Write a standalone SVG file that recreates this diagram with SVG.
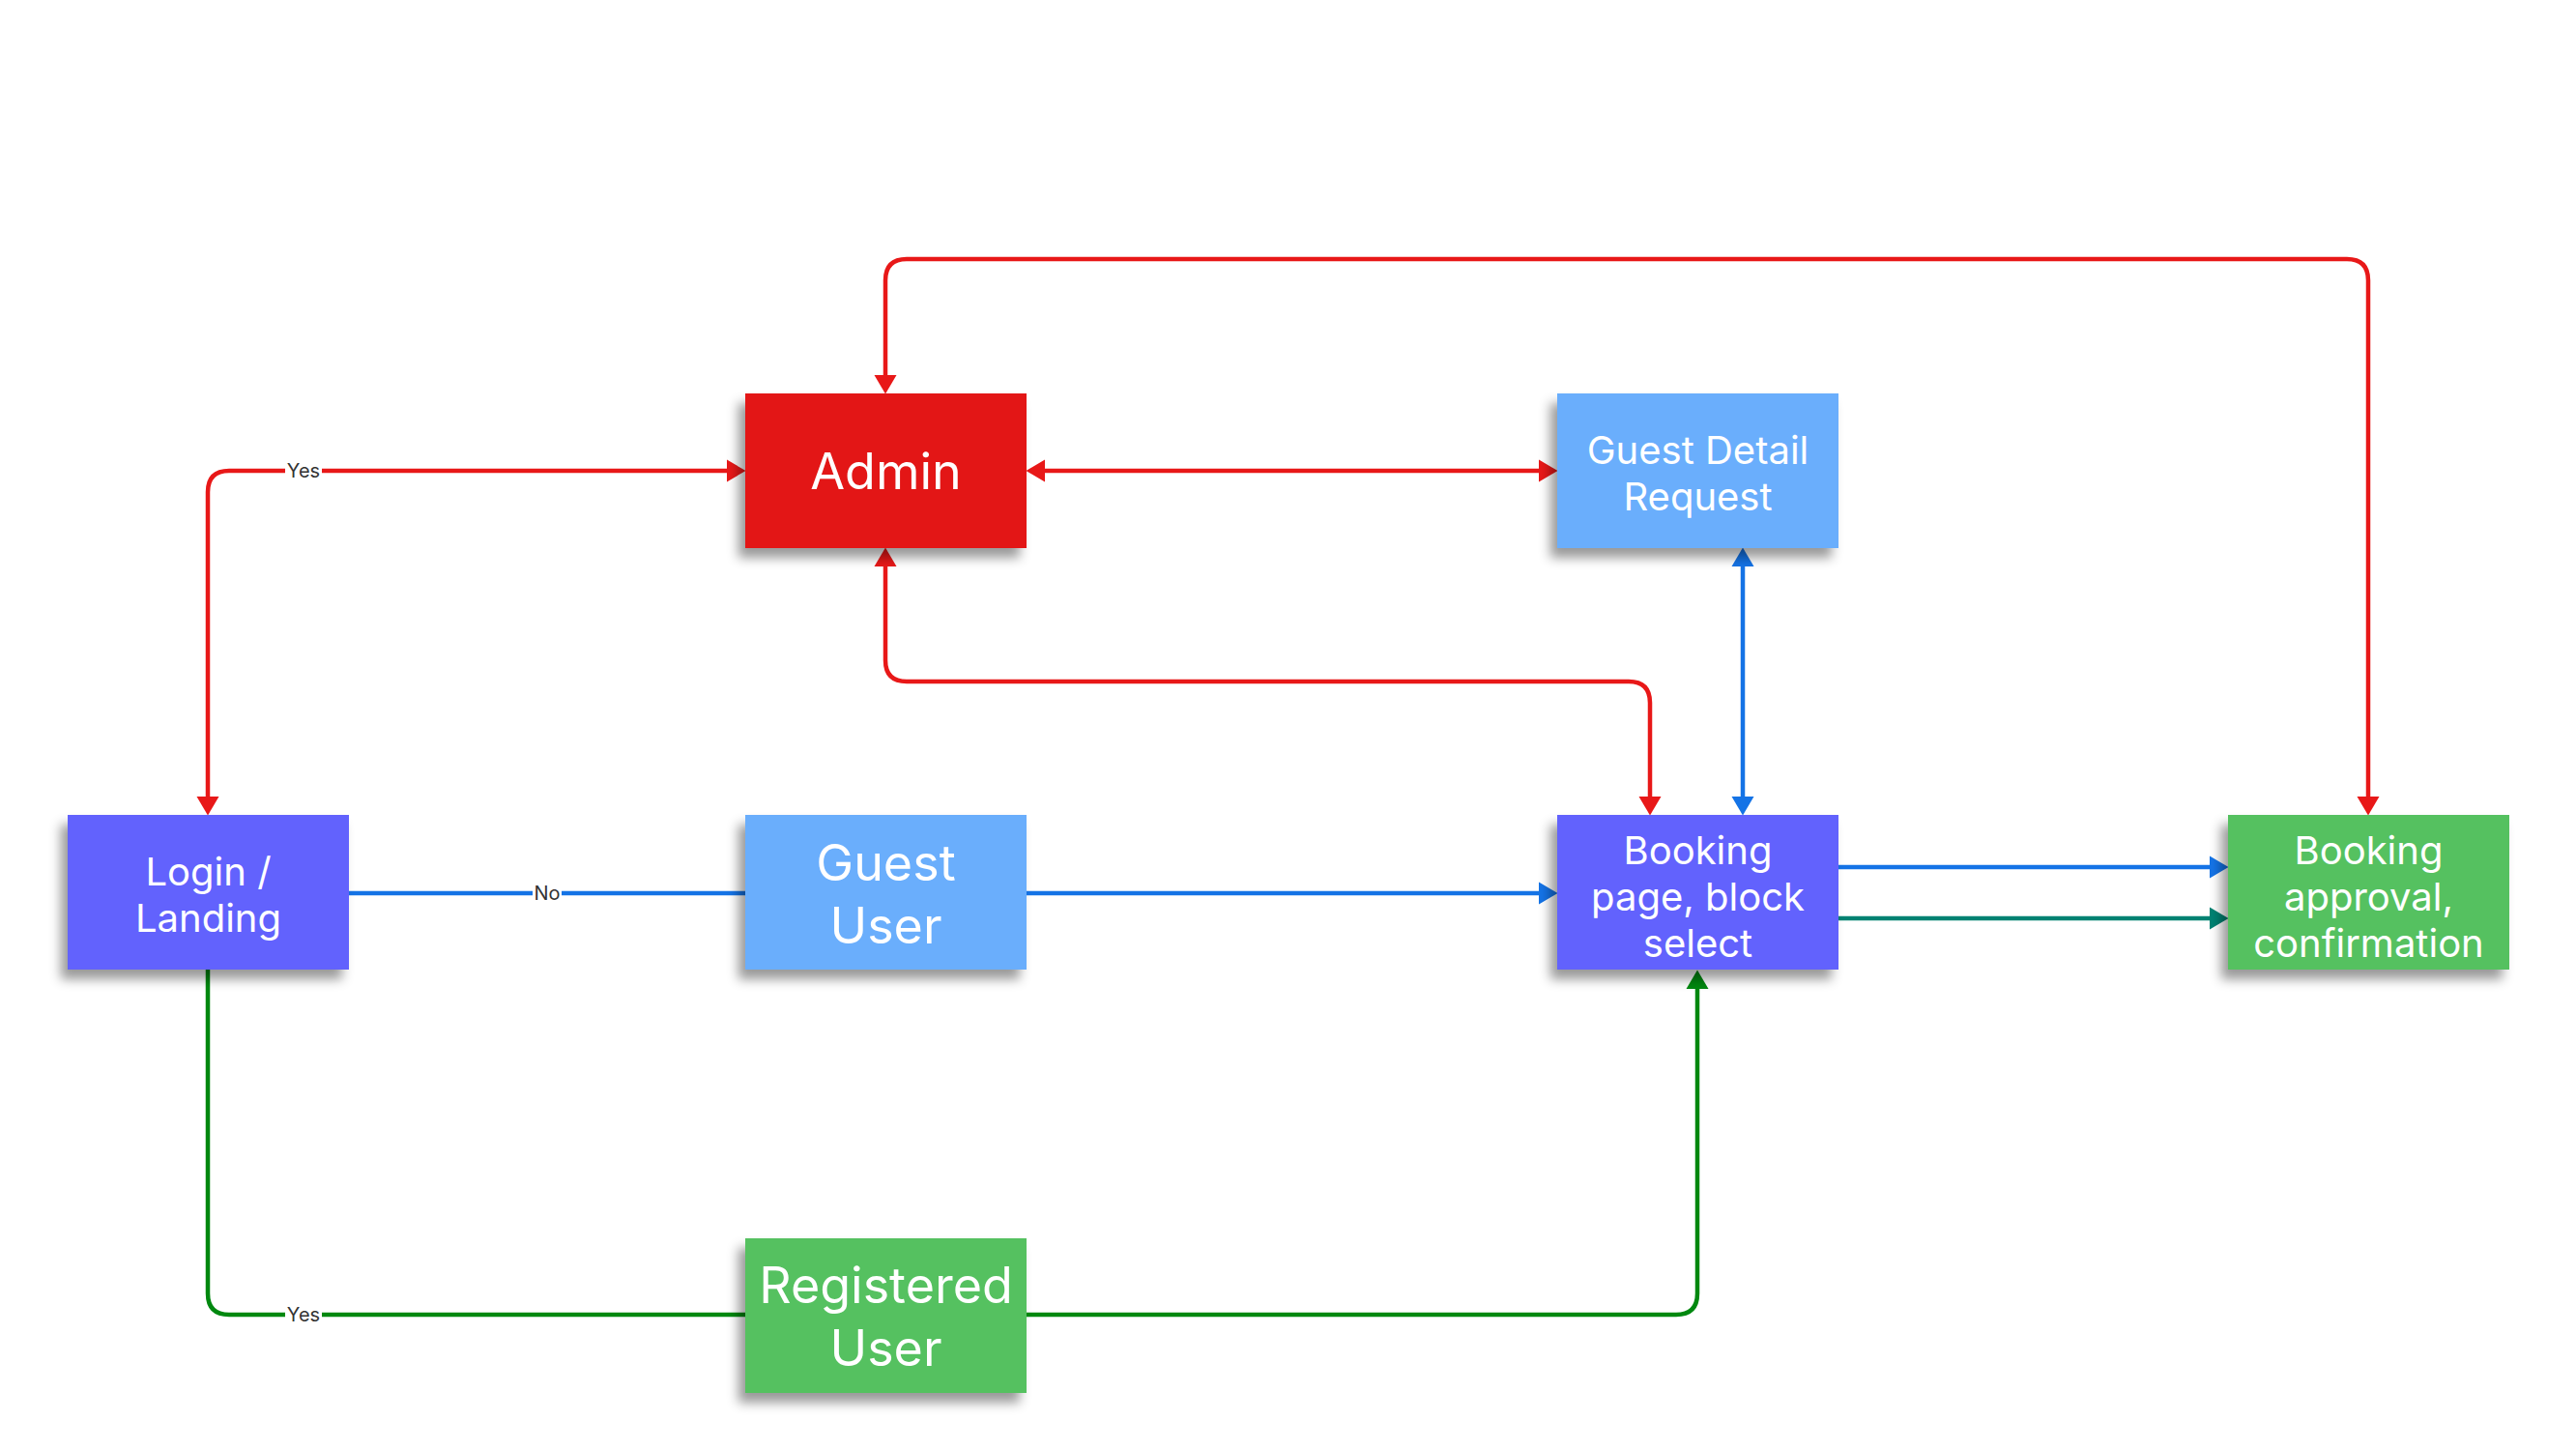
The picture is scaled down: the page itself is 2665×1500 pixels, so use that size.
<svg xmlns="http://www.w3.org/2000/svg" width="2665" height="1500" viewBox="0 0 2665 1500">
<style>
.node text{font-family:Inter,"Noto Sans","Liberation Sans",sans-serif;fill:#ffffff;text-anchor:middle}
.t40{font-size:40px}
.t52{font-size:52px}
.box{filter:url(#sh)}
.c{fill:none;stroke-width:4.5}
.red{stroke:#E81818}
.blue{stroke:#1473E6}
.green{stroke:#00880F}
.teal{stroke:#008272}
.lbl{font-family:Inter,"Noto Sans","Liberation Sans",sans-serif;font-size:20px;fill:#333333;text-anchor:middle}
</style>
<defs>
<filter id="sh" x="-20%" y="-20%" width="140%" height="150%">
<feDropShadow dx="-7" dy="10" stdDeviation="6" flood-color="#000000" flood-opacity="0.4"/>
</filter>
<marker id="aR" markerUnits="userSpaceOnUse" markerWidth="20" markerHeight="24" viewBox="0 0 20 24" refX="9" refY="12" orient="auto-start-reverse"><path d="M0,0.5 L19.5,12 L0,23.5 z" fill="#E81818"/></marker>
<marker id="aB" markerUnits="userSpaceOnUse" markerWidth="20" markerHeight="24" viewBox="0 0 20 24" refX="9" refY="12" orient="auto-start-reverse"><path d="M0,0.5 L19.5,12 L0,23.5 z" fill="#1473E6"/></marker>
<marker id="aG" markerUnits="userSpaceOnUse" markerWidth="20" markerHeight="24" viewBox="0 0 20 24" refX="9" refY="12" orient="auto-start-reverse"><path d="M0,0.5 L19.5,12 L0,23.5 z" fill="#00880F"/></marker>
<marker id="aT" markerUnits="userSpaceOnUse" markerWidth="20" markerHeight="24" viewBox="0 0 20 24" refX="9" refY="12" orient="auto-start-reverse"><path d="M0,0.5 L19.5,12 L0,23.5 z" fill="#008272"/></marker>
</defs>
<rect width="2665" height="1500" fill="#ffffff"/>

<g id="connectors">
<path class="c red" d="M761,487 H237 Q215,487 215,509 V833" marker-start="url(#aR)" marker-end="url(#aR)"/>
<path class="c red" d="M1072,487 H1601" marker-start="url(#aR)" marker-end="url(#aR)"/>
<path class="c red" d="M916,577 V683 Q916,705 938,705 H1685 Q1707,705 1707,727 V833" marker-start="url(#aR)" marker-end="url(#aR)"/>
<path class="c red" d="M916,397 V290 Q916,268 938,268 H2428 Q2450,268 2450,290 V833" marker-start="url(#aR)" marker-end="url(#aR)"/>
<path class="c blue" d="M1803,577 V833" marker-start="url(#aB)" marker-end="url(#aB)"/>
<path class="c blue" d="M361,924 H771"/>
<path class="c blue" d="M1062,924 H1601" marker-end="url(#aB)"/>
<path class="c green" d="M215,1003 V1338 Q215,1360 237,1360 H771"/>
<path class="c green" d="M1062,1360 H1734 Q1756,1360 1756,1338 V1014" marker-end="url(#aG)"/>
<path class="c blue" d="M1902,897 H2295" marker-end="url(#aB)"/>
<path class="c teal" d="M1902,950 H2295" marker-end="url(#aT)"/>
<rect x="295" y="475" width="38" height="24" fill="#ffffff"/>
<text class="lbl" x="314" y="494">Yes</text>
<rect x="551" y="912" width="30" height="24" fill="#ffffff"/>
<text class="lbl" x="566" y="931">No</text>
<rect x="295" y="1348" width="38" height="24" fill="#ffffff"/>
<text class="lbl" x="314" y="1367">Yes</text>
</g>

<g id="admin" class="node">
<rect class="box" x="771" y="407" width="291" height="160" fill="#E31313"/>
<text class="t52" x="916.5" y="506">Admin</text>
</g>
<g id="guest-detail" class="node">
<rect class="box" x="1611" y="407" width="291" height="160" fill="#6AAEFC"/>
<text class="t40" x="1756.5" y="480">Guest Detail</text>
<text class="t40" x="1756.5" y="528">Request</text>
</g>
<g id="login" class="node">
<rect class="box" x="70" y="843" width="291" height="160" fill="#6262FD"/>
<text class="t40" x="215.5" y="916">Login /</text>
<text class="t40" x="215.5" y="964">Landing</text>
</g>
<g id="guest-user" class="node">
<rect class="box" x="771" y="843" width="291" height="160" fill="#6AAEFC"/>
<text class="t52" x="916.5" y="911">Guest</text>
<text class="t52" x="916.5" y="976">User</text>
</g>
<g id="booking-page" class="node">
<rect class="box" x="1611" y="843" width="291" height="160" fill="#6262FD"/>
<text class="t40" x="1756.5" y="894">Booking</text>
<text class="t40" x="1756.5" y="942">page, block</text>
<text class="t40" x="1756.5" y="990">select</text>
</g>
<g id="booking-approval" class="node">
<rect class="box" x="2305" y="843" width="291" height="160" fill="#55C160"/>
<text class="t40" x="2450.5" y="894">Booking</text>
<text class="t40" x="2450.5" y="942">approval,</text>
<text class="t40" x="2450.5" y="990">confirmation</text>
</g>
<g id="registered-user" class="node">
<rect class="box" x="771" y="1281" width="291" height="160" fill="#55C160"/>
<text class="t52" x="916.5" y="1348">Registered</text>
<text class="t52" x="916.5" y="1413">User</text>
</g>
</svg>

────────

TASK BRIEF - Except for the pictures, print the data above exactly.

SOLVED PROBLEM -
Write a standalone SVG file that recreates this diagram with SVG.
The picture is scaled down: the page itself is 2665×1500 pixels, so use that size.
<svg xmlns="http://www.w3.org/2000/svg" width="2665" height="1500" viewBox="0 0 2665 1500">
<style>
.node text{font-family:Inter,"Noto Sans","Liberation Sans",sans-serif;fill:#ffffff;text-anchor:middle}
.t40{font-size:40px}
.t52{font-size:52px}
.box{filter:url(#sh)}
.c{fill:none;stroke-width:4.5}
.red{stroke:#E81818}
.blue{stroke:#1473E6}
.green{stroke:#00880F}
.teal{stroke:#008272}
.lbl{font-family:Inter,"Noto Sans","Liberation Sans",sans-serif;font-size:20px;fill:#333333;text-anchor:middle}
</style>
<defs>
<filter id="sh" x="-20%" y="-20%" width="140%" height="150%">
<feDropShadow dx="-7" dy="10" stdDeviation="6" flood-color="#000000" flood-opacity="0.4"/>
</filter>
<marker id="aR" markerUnits="userSpaceOnUse" markerWidth="20" markerHeight="24" viewBox="0 0 20 24" refX="9" refY="12" orient="auto-start-reverse"><path d="M0,0.5 L19.5,12 L0,23.5 z" fill="#E81818"/></marker>
<marker id="aB" markerUnits="userSpaceOnUse" markerWidth="20" markerHeight="24" viewBox="0 0 20 24" refX="9" refY="12" orient="auto-start-reverse"><path d="M0,0.5 L19.5,12 L0,23.5 z" fill="#1473E6"/></marker>
<marker id="aG" markerUnits="userSpaceOnUse" markerWidth="20" markerHeight="24" viewBox="0 0 20 24" refX="9" refY="12" orient="auto-start-reverse"><path d="M0,0.5 L19.5,12 L0,23.5 z" fill="#00880F"/></marker>
<marker id="aT" markerUnits="userSpaceOnUse" markerWidth="20" markerHeight="24" viewBox="0 0 20 24" refX="9" refY="12" orient="auto-start-reverse"><path d="M0,0.5 L19.5,12 L0,23.5 z" fill="#008272"/></marker>
</defs>
<rect width="2665" height="1500" fill="#ffffff"/>

<g id="connectors">
<path class="c red" d="M761,487 H237 Q215,487 215,509 V833" marker-start="url(#aR)" marker-end="url(#aR)"/>
<path class="c red" d="M1072,487 H1601" marker-start="url(#aR)" marker-end="url(#aR)"/>
<path class="c red" d="M916,577 V683 Q916,705 938,705 H1685 Q1707,705 1707,727 V833" marker-start="url(#aR)" marker-end="url(#aR)"/>
<path class="c red" d="M916,397 V290 Q916,268 938,268 H2428 Q2450,268 2450,290 V833" marker-start="url(#aR)" marker-end="url(#aR)"/>
<path class="c blue" d="M1803,577 V833" marker-start="url(#aB)" marker-end="url(#aB)"/>
<path class="c blue" d="M361,924 H771"/>
<path class="c blue" d="M1062,924 H1601" marker-end="url(#aB)"/>
<path class="c green" d="M215,1003 V1338 Q215,1360 237,1360 H771"/>
<path class="c green" d="M1062,1360 H1734 Q1756,1360 1756,1338 V1014" marker-end="url(#aG)"/>
<path class="c blue" d="M1902,897 H2295" marker-end="url(#aB)"/>
<path class="c teal" d="M1902,950 H2295" marker-end="url(#aT)"/>
<rect x="295" y="475" width="38" height="24" fill="#ffffff"/>
<text class="lbl" x="314" y="494">Yes</text>
<rect x="551" y="912" width="30" height="24" fill="#ffffff"/>
<text class="lbl" x="566" y="931">No</text>
<rect x="295" y="1348" width="38" height="24" fill="#ffffff"/>
<text class="lbl" x="314" y="1367">Yes</text>
</g>

<g id="admin" class="node">
<rect class="box" x="771" y="407" width="291" height="160" fill="#E31313"/>
<text class="t52" x="916.5" y="506">Admin</text>
</g>
<g id="guest-detail" class="node">
<rect class="box" x="1611" y="407" width="291" height="160" fill="#6AAEFC"/>
<text class="t40" x="1756.5" y="480">Guest Detail</text>
<text class="t40" x="1756.5" y="528">Request</text>
</g>
<g id="login" class="node">
<rect class="box" x="70" y="843" width="291" height="160" fill="#6262FD"/>
<text class="t40" x="215.5" y="916">Login /</text>
<text class="t40" x="215.5" y="964">Landing</text>
</g>
<g id="guest-user" class="node">
<rect class="box" x="771" y="843" width="291" height="160" fill="#6AAEFC"/>
<text class="t52" x="916.5" y="911">Guest</text>
<text class="t52" x="916.5" y="976">User</text>
</g>
<g id="booking-page" class="node">
<rect class="box" x="1611" y="843" width="291" height="160" fill="#6262FD"/>
<text class="t40" x="1756.5" y="894">Booking</text>
<text class="t40" x="1756.5" y="942">page, block</text>
<text class="t40" x="1756.5" y="990">select</text>
</g>
<g id="booking-approval" class="node">
<rect class="box" x="2305" y="843" width="291" height="160" fill="#55C160"/>
<text class="t40" x="2450.5" y="894">Booking</text>
<text class="t40" x="2450.5" y="942">approval,</text>
<text class="t40" x="2450.5" y="990">confirmation</text>
</g>
<g id="registered-user" class="node">
<rect class="box" x="771" y="1281" width="291" height="160" fill="#55C160"/>
<text class="t52" x="916.5" y="1348">Registered</text>
<text class="t52" x="916.5" y="1413">User</text>
</g>
</svg>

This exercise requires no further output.